Q. You recently told an interviewer you were “A B-Grade Feminist”. What does that mean?
A. Just because I don’t think I am as cognizant as I should be of people and women that don’t have the good fortune to not think about it, that really are treated unfairly, in maybe a financial way, which can really just- it is a whole different thing than saying ‘I don’t think those guys talk to me’ or ‘I don’t think those guys let me come up with my guitar sound because I’m a woman.” I think that I am remiss in not involving myself more in issue that are not about how you feel about being a woman. Issues that are more about ways that women are misused by the government or society, or the cultural ideas. I think I do it in art to some extent, by how I live my life, but I think that there is a lot more that you can do. And right not, since my time is taken up doing things for myself, like getting married, being in love, doing stuff making my little home, or going out and making my career, it tends to…not doing enough for other people. So that’s why I call myself a B-grade feminist. Like the kid in class who shows up for class, does the work, but isn’t really putting their mind to it. Like you know what you should, but you are not doing it.
Q. What do you hope to achieve with your third album?
A. I want to make what I keep always wanting to make. You walk in with these humungous visions, you walk in with as much hubris as you can muster..This will be the most important record.. And then you work, and then some of it’s like “Wow!” and some of it is never going to work. {I want to make} a super-great album. This excellent album that everybody want to listen to. That turns from and goes ‘That’s so lame’. That everyone related to, and everyone thinks is cool. And everyone feels moved by, feels like they were taken on a story. Like a story album. The kind of stuff you associate with a certain period in your life. I listen to this album then, when I was doing this. And I walked the subway with it, and I walked…I do that with like Pavement albums and stuff. That’s the kind of album I want to make. Those kinds of albums.
Q. Do you like the studio? Are you comfortable going into record?
A. I love the studio. Seriously fun. It’s behind the scenes. Then you are taking your little pasty self, and its like being the wizard of oz. You are sitting behind, doing the knobs, and you get this huge vision. Or you can potentially. That’s very exciting. Living larger than life for those brief moments when you are making this stuff happen.
Q. Do you want to produce?
A. You mean like other people?
Q. Or your own stuff.
A. I want to do what I usually do which is tell people I need it to be this kind of thing. No, I don’t want to produce. I want to determine the sound, the tone. Producing to me involves technical stuff, and I don’t want to that kind of stuff. Leave that to people that are naturally inclined. I just want to set what kind of song it is going to be, how it is going to move, how it is going to rock.
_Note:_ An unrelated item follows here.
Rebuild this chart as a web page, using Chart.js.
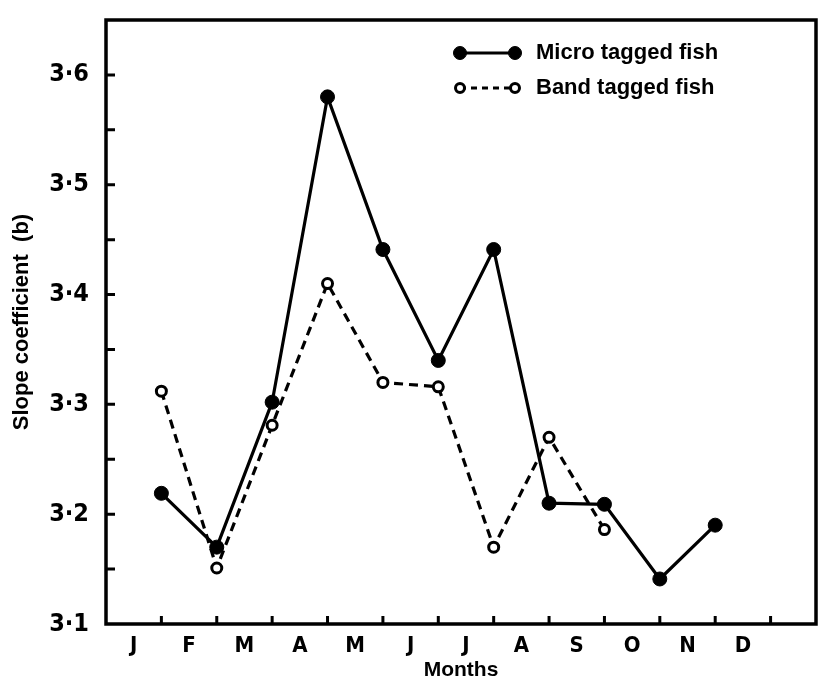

If it going to be big or little, or lots or instruments or none.
Q. Is there something that people don’t know about Liz Phair that you want them to, or anything they know that they should?
A. They know plenty. Cup just wrote an article on my hometown that I was forced on tour by my label because I hadn’t fulfilled my contractual obligations. Which is total bullshit. For better or for worse I make the decisions. I don’t get forced into anything. I may go along with stuff that I think better of later, or have a horrible, shitty experience with and I say, like don’t do that. I guess just that. You have more control than you think. You just pay the price. You don’t get to be glamourama 95, huge super-super star. But when I look at what emotionally goes on with people like that. I couldn’t be in Liz world 24 hours a day, everywhere I go.